[9] “Quick, here, with the boat! and so you shall have some money for drink.”
[10] One of the wild ideas of Scandinavian mythology is, that the sun is the eye of Odin, and that he once had two like other people; but, that coming one day to the well of Mimiver, the waters of which are pure wisdom, he bargained for a draught, and bought the horn gjoll full at the price of one of his eyes; no such great quantity either, if gjoll be the original of our English gill. However, this fully accounts for the fact that the moon is not now so bright as the sun, which it probably once was. It must be confessed that the whole of this story is entirely inconsistent with the theory of the sun and moon in the prose “Edda,” where these are represented as separate and independent divinities, the son and daughter of the giant Mundilfari,—the sun being feminine and the moon masculine; a tradition contrary to the notions of our poets, but fully borne out by our English peasants, who invariably speak of the moon as “he,” and the sun as “she.”
[11] Full-grown salmon have two or three ranges of very small teeth, whereas grauls (Scoticè, grilse) have only one. It is this distinction which, on the Erne, is technically termed “the mask,” and not the size, which determines the difference between a graul and a salmon.
[12] An ort, or mark, is the fifth part of a specie-daler, equivalent to ninepence or tenpence of our money. A skilling is about the same as an English halfpenny; the word, however, is pronounced exactly the same as our English word shilling, the k being soft before i; a circumstance which rather perplexes the stranger in his calculations.
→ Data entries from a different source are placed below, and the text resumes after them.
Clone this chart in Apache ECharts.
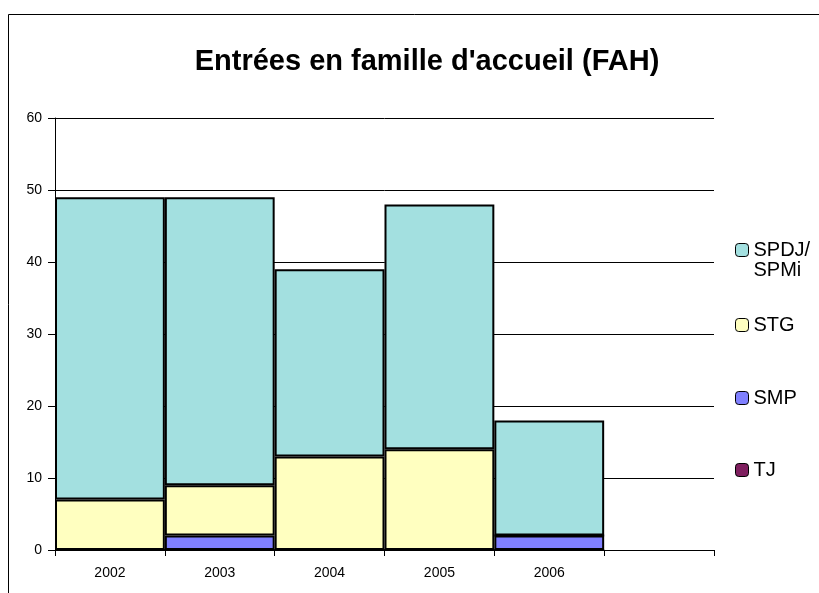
<!DOCTYPE html>
<html>
<head>
<meta charset="utf-8">
<script src="https://cdn.jsdelivr.net/npm/echarts@6/dist/echarts.min.js"></script>
<style>
  html, body { margin: 0; padding: 0; background: #fff; }
  #chart { width: 819px; height: 593px; }
</style>
</head>
<body>
<div id="chart"></div>
<script>
// categories (last slot is empty in the original)
var years = ['2002', '2003', '2004', '2005', '2006', ''];
// stacked from bottom to top
var tj   = [0, 0, 0, 0, 0];
var smp  = [0, 2, 0, 0, 2];
var stg  = [7, 7, 13, 14, 0];
var spdj = [42, 40, 26, 34, 16];
var yTicks = [0, 10, 20, 30, 40, 50, 60];

var colors = {
    tj: '#7F1F5F',
    smp: '#8080FF',
    stg: '#FFFFC0',
    spdj: '#A3E0E0'
};

var chart = echarts.init(document.getElementById('chart'));

function barSeries(name, data, color) {
    return {
        name: name,
        type: 'bar',
        stack: 'fah',
        data: data,
        barCategoryGap: 0,
        itemStyle: { color: color, borderColor: '#000', borderWidth: 2 },
        emphasis: { disabled: true }
    };
}

function legendItem(name, top) {
    return {
        orient: 'vertical',
        left: 735,
        top: top,
        data: [name],
        itemWidth: 13,
        itemHeight: 13,
        itemGap: 0,
        padding: 0,
        selectedMode: false,
        // empty first line keeps the icon level with "SPDJ/" (text is centred on the icon)
        formatter: function (n) { return n === 'SPDJ/SPMi' ? ' \nSPDJ/\nSPMi' : n; },
        textStyle: {
            fontFamily: 'Liberation Sans, Arial',
            fontSize: 20,
            color: '#000',
            lineHeight: 20
        },
        itemStyle: { borderColor: '#000', borderWidth: 1 }
    };
}

var option = {
    animation: false,
    title: {
        text: "Entrées en famille d'accueil (FAH)",
        left: 422,
        top: 42,
        textAlign: 'center',
        textStyle: {
            fontFamily: 'Liberation Sans, Arial',
            fontSize: 29,
            fontWeight: 'bold',
            color: '#000'
        }
    },
    legend: [
        legendItem('SPDJ/SPMi', 220),
        legendItem('STG', 315),
        legendItem('SMP', 388),
        legendItem('TJ', 460)
    ],
    graphic: [{
        type: 'rect',
        shape: { x: 8.5, y: 14.5, width: 900, height: 700 },
        style: { fill: 'none', stroke: '#000', lineWidth: 1 },
        silent: true,
        z: -1
    }],
    grid: {
        left: 55,
        right: 105,
        top: 118,
        bottom: 43
    },
    xAxis: {
        type: 'category',
        data: years,
        axisLine: { lineStyle: { color: '#000', width: 1 } },
        axisTick: { show: true, interval: 0, alignWithLabel: false, length: 6, lineStyle: { color: '#000' } },
        axisLabel: {
            fontFamily: 'Liberation Sans, Arial',
            fontSize: 14,
            color: '#000',
            margin: 16
        }
    },
    yAxis: {
        type: 'value',
        min: yTicks[0],
        max: yTicks[yTicks.length - 1],
        interval: 10,
        axisLine: { show: true, lineStyle: { color: '#000', width: 1 } },
        axisTick: { show: true, length: 7, lineStyle: { color: '#000' } },
        axisLabel: {
            fontFamily: 'Liberation Sans, Arial',
            fontSize: 14,
            color: '#000',
            margin: 13
        },
        splitLine: { lineStyle: { color: '#000', width: 1 } }
    },
    series: [
        barSeries('TJ', tj, colors.tj),
        barSeries('SMP', smp, colors.smp),
        barSeries('STG', stg, colors.stg),
        barSeries('SPDJ/SPMi', spdj, colors.spdj)
    ]
};

chart.setOption(option);
</script>
</body>
</html>
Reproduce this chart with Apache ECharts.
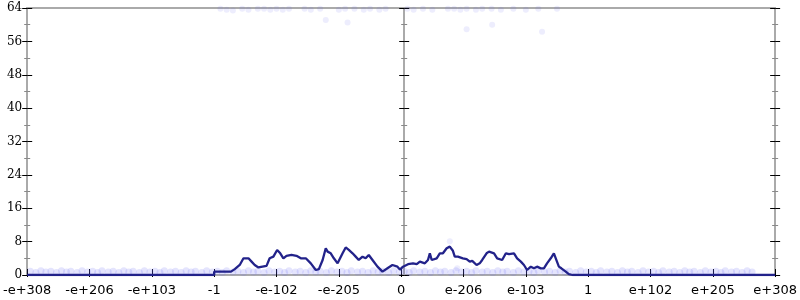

[13] Since the abolition of capital punishment in Norway—a measure that does not seem to answer at all—murderers are confined, like other criminals, in the castle at Christiania. They may be seen in dresses of which each sleeve and leg has its own colour, sweeping the streets and doing other public work; and a very disgusting sight it is. The average of crime is very high in Norway—perhaps higher than in any country known, and particularly crimes of violence. This may be accounted for, partly by their wonderful drunkenness, and partly by the very inefficient state of the Church, and the almost total absence of the religious element in an education which is artificially forced by state enactments. In Norway there is a very great disproportion between intellect and religion.
[14] Manchester has its faults, and a good many of them, but among them all its Anglo-Saxon virtue of order and capacity for self-government come out in strong relief.
“Where are your policemen?” asked the Duke, as he glanced at the masses that thronged the streets during the Queen’s visit,—perhaps the largest crowd that had ever been collected in England. The streets of the Borough of Manchester were not staked and corded off, and guarded by men in blue; but thousands of strong, active warehousemen and mechanics formed, by joining hands, a novel barricade. And in the evening, when numbers beyond computation were assembled in the streets to witness the illumination, amidst all the confusion there was nothing but good-humour.—Fraser.
[15] Alluding to a custom in Norway, of mixing the inner rind of the birch tree with their rye meal, during times of scarcity.
[16] The fisherman is very much recommended to tie his own flies for the Tay, or to get them at Edmondson’s. The author bought a good many pretty-looking specimens in the country, by way of patterns, all of which whipped to pieces in half-an-hour’s fishing. The fact is, there is a cheap way of tying flies, which it is impossible to detect by the eye; and it is just as well that the young fisherman should ask the character of his tackle-maker before investing his money in such very ticklish wares; the worthlessness of which he will not find out till he reaches his fishing-ground. The author, a fisherman of some experience, has tied a good many flies in his time, and has had a good many tied for him by his attendants and other professionals on the river’s banks; but the only tradespeople he has ever found trustworthy, in all points, in such matters are, Chevalier, of Bell-yard, London, and Edmondson, of Church-street, Liverpool. Their flies have never failed him, whether in their hooks, their gut, or their tying. All that the fisherman will want in their shops will be a little science, to enable him to choose his colours, and a little money to enable him to pay his bills.
[17] The real scene of this piscatorial exploit is on the Mandahl river. There is a Hell Fall on the Torjedahl also; indeed, the name is common in Norway, and in Sweden too, so as to become almost generic for a dark, gloomy rush of waters; but the Hell Fall of the Torjedahl is inaccessible to salmon, which, notwithstanding all that Inglis says to the contrary, are unable to surmount the great falls of Wigeland about a mile below it. It is, therefore, worthless as a fishing-place; and, the author suspects, altogether too dangerous to be attempted without good reason. When the water is low, the fall of the Mandahl may be fished in the ordinary manner from a boat, and it is well worth the trial; but if the river be full, the birch rope will be found necessary.